Composer Moya Henderson, whose opera Lindy, based on the Azaria Chamberlain case, was performed by Opera Australia in 2002, says: "Both sides - company and composer - suffer from shock when dealing with a new work by a still-living composer. No one is used to it in this country. We just have to do it far more often than we do. In Lyndon's defence, we need to remind ourselves that Opera Australia got going at a time when Western art music was in the grip of atonality. All those European composers 'atoning' for the horrors of World War II, as well as trying to escape from the cataclysmic impact of the phenomenon of Wagner. Each composer has to find their own voice and in the past half-century that has been a real challenge," Henderson says.
Opera Australia is in a bind in relation to contemporary work. If the company seeks to address opera's elitist image by concentrating on accessible productions of crowd-pleasing repertoire but fails to present much that is new or challenging, it still leaves itself open to attack from those who regard opera as an irrelevant 'heritage' artform that seeks only to preserve a centuries-old repertoire from Old Europe. That is a narrow and parochial view of course, but it is deeply entrenched in Australia and only Opera Australia can do anything about it.
In his 2011 lecture Terracini signalled that he was making a choice for accessible rather than innovative work. But in the future Opera Australia is going to have to be increasingly prepared to satisfy multiple audiences.
If Terracini is successful in building a new audience for opera it will be interesting to see whether he also begins to challenge and stretch it. Failure to do so risks repeating the cycle of audience stagnation with the next generation. Terracini says we will soon begin to see signs he does intend to stretch audiences but warns that the process will be gradual. "You can't have Mao's great leap forward. This is something that I expect to happen literally inch-by-inch. And first, we need to put in place the building blocks that will sustain that gradual process over the next 10 years."
Terracini is well aware that opera in Australia is increasingly coming under attack from culture warriors who claim that opera is culturally irrelevant, expensive and a waste of taxpayers' money. "Western classical forms are under threat in this society at the moment," he says, adding that this isn't just a problem in Australia.
He admits that his controversial Peggy Glanville-Hicks lecture was partly pitched at an invisible audience of policy makers in Canberra. He says he has been concerned about the terms of the policy debate leading up to the release of the forthcoming National Cultural Policy.
"It's an enormously complex argument at a difficult moment, because governments are confused," Terracini says. "There are people challenging the whole idea of so-called 'heritage' arts such as opera, ballet and orchestral music, and they have been getting a significant amount of traction in Canberra."
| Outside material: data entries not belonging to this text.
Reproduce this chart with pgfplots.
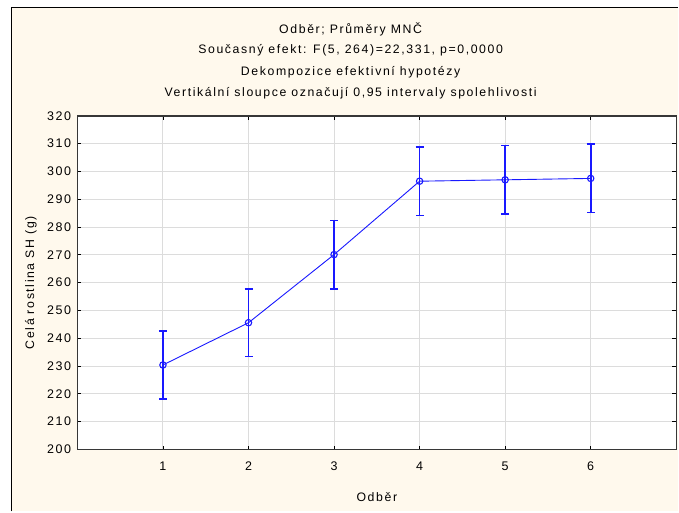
\documentclass[border=0pt]{standalone}
\usepackage{fontspec}
\setmainfont{Liberation Sans}[LetterSpace=13]
\usepackage{pgfplots}
\pgfplotsset{compat=1.18}

\definecolor{paper}{RGB}{255,249,237}
\definecolor{gridgray}{RGB}{220,220,220}
\definecolor{meanblue}{RGB}{25,25,255}
\definecolor{frameline}{RGB}{55,55,55}

% LS means with 0.95 confidence intervals
\pgfplotstableread{
x  y      e
1  230.4  12.3
2  245.6  12.2
3  270.1  12.3
4  296.5  12.3
5  297.0  12.3
6  297.5  12.3
}\means

\begin{document}
\fontsize{12.3}{14}\selectfont
\begin{tikzpicture}
  % page and frame
  \fill[white] (0pt,0pt) rectangle (679pt,512pt);
  \fill[paper] (11.5pt,0pt) rectangle (679pt,504.5pt);
  \draw[black,line width=1.5pt] (11.5pt,0pt) -- (11.5pt,504.5pt) -- (679pt,504.5pt);

  \begin{axis}[
    at={(77.5pt,62pt)}, anchor=south west,
    scale only axis, width=599.5pt, height=334pt,
    xmin=0, xmax=7, ymin=200, ymax=320,
    xtick={1,...,6}, ytick={200,210,...,320},
    grid=major,
    grid style={gridgray, line width=1pt},
    axis line style={frameline, line width=1.3pt},
    axis background/.style={fill=white},
    tick align=inside, major tick length=4pt,
    tick style={black, line width=0.8pt},
    /pgf/number format/assume math mode=true,
    ticklabel style={font=\fontsize{12.5}{14}\selectfont},
    xticklabel style={yshift=-8pt},
    yticklabel style={xshift=-2pt},
    xlabel={Odběr},
    ylabel={Celá rostlina SH (g)},
    xlabel style={yshift=-14pt},
    ylabel style={yshift=2pt},
  ]
    \addplot[meanblue, line width=0.9pt,
      mark=o, mark size=3.2pt, mark options={line width=1.1pt},
      error bars/.cd, y dir=both, y explicit,
      error bar style={line width=1.7pt},
      error mark options={rotate=90, mark size=4pt, line width=1.7pt}]
      table[x=x, y=y, y error=e] {\means};
  \end{axis}

  % header lines
  \node at (351pt,483pt) {Odběr; Průměry MNČ};
  \node at (351pt,461.5pt) {Současný efekt: F(5, 264)=22,331, p=0,0000};
  \node at (351pt,439.5pt) {Dekompozice efektivní hypotézy};
  \node at (351pt,419pt) {Vertikální sloupce označují 0,95 intervaly spolehlivosti};
\end{tikzpicture}
\end{document}
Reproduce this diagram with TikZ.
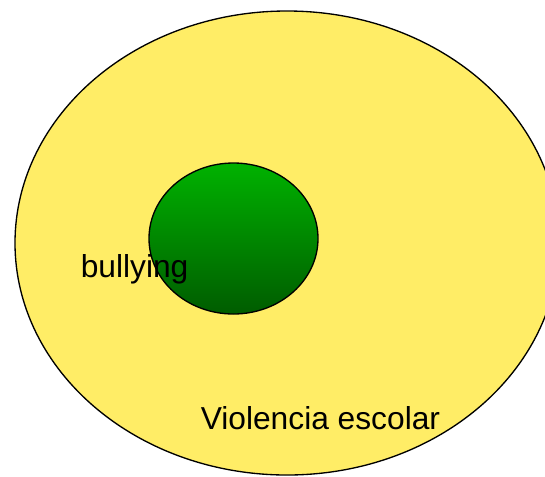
\documentclass[tikz,border=0pt]{standalone}
\usepackage{fontspec}
\setmainfont{Liberation Sans}
\usetikzlibrary{shapes.geometric}
\definecolor{outeryellow}{RGB}{255,237,102}
\definecolor{greentop}{RGB}{0,178,0}
\definecolor{greenbot}{RGB}{0,92,0}
\tikzset{
  blob/.style={ellipse, draw=black, line width=1pt, inner sep=0pt},
  lbl/.style={font=\fontsize{23.8}{27}\selectfont, inner sep=0pt, anchor=base west, text=black}
}
\begin{document}
\begin{tikzpicture}[x=0.75pt,y=-0.75pt]
\useasboundingbox (0,0) rectangle (545,476);
\clip (0,0) rectangle (545,476);
\node[blob, fill=outeryellow, minimum width=408pt, minimum height=348pt] (outer) at (287,243) {};
\node[blob, top color=greentop, bottom color=greenbot, minimum width=126.75pt, minimum height=113.25pt] (inner) at (233.5,238.5) {};
\node[lbl] (bul) at (80.5,277.5) {bullying};
\node[lbl] (vio) at (200.5,429) {Violencia escolar};
\end{tikzpicture}
\end{document}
What those who put the argument about the cost of opera tend to ignore is that opera is a collaborative enterprise that employs lots of artists: singers, orchestra members, set and costume designers, wig makers, etc. "Opera Australia currently employs 1,600 people, only 70 of whom are in administration," Terracini says.
It is also a fact that Australia's performing arts companies are generally very efficiently run, so that funding for artists employed by such institutions is money that is efficiently spent with real outcomes.
But Terracini says that opera and classical music in Australia are confronting demographic change. The Australian population is increasingly made up of people from ethnic backgrounds with no connection with Western classical music. This has been compounded by decades of neglect of music education in our schools, to produce a younger generation with no interest in opera.
This is why he is focussed on questions of audience development and diversity, particularly in the outer western suburbs of Sydney. "We need to engage with an Asian demographic because Sydney will ultimately be an Asian city, and we also need to engage with a younger demographic," Terracini says.
According to Terracini there are important lessons Australia's performing arts companies can learn from sporting codes including the Australian Football League. At present, the AFL is engaged in developing a whole new culture around Australian Football in the outer western suburbs of Sydney. In recent years, surf live saving clubs have been running programs aimed at reducing migrant drownings by teaching new arrivals to swim and making them feel welcome at the beach. Surely Terracini is right to be arguing that it is high time our performing arts companies looked at playing to more ethnically and socially diverse audiences than the overwhelmingly white, middle-class, middle-aged audiences they mostly attract at present.
Terracini is also convinced that Opera Australia needs to be prepared to perform more regularly outdoors because many migrants and people from the western suburbs see the Sydney Opera House as "a place for toffs where they are not welcome". He says he has spoken to AFL chief Andrew Demetriou, who he describes as "very switched-on and thoughtful about contemporary Australian society and culture". He says Demetriou has offered Opera Australia the AFL's new football stadium at Blacktown in Sydney's western suburbs in 2014-15.
However the biggest barrier to greater audience diversity is the cost of the tickets. People might pay a premium for a one-off outdoor experience such as La Traviata on Sydney Harbour, but that doesn't necessarily build a long-term audience for opera.
Ticket pricing is an issue that Opera Australia has never really managed to address, partly because it is saddled with a small theatre in the Sydney Opera House. According to the artistic director of Sydney Chamber Opera, Louis Garrick, 24, it's the single biggest barrier to greater participation by young people.
"Ticket prices are a huge, huge problem. You can't make your minimum ticket price $90 and offer young people a really crappy experience," Garrick says. "With people my age that I speak to, it's the number one problem. People my age are generally very open to new things, but they're not going to pay for a ticket to something they don't know about if it's expensive. If they're going to pay that amount of money they'll be saving it for Lady Gaga."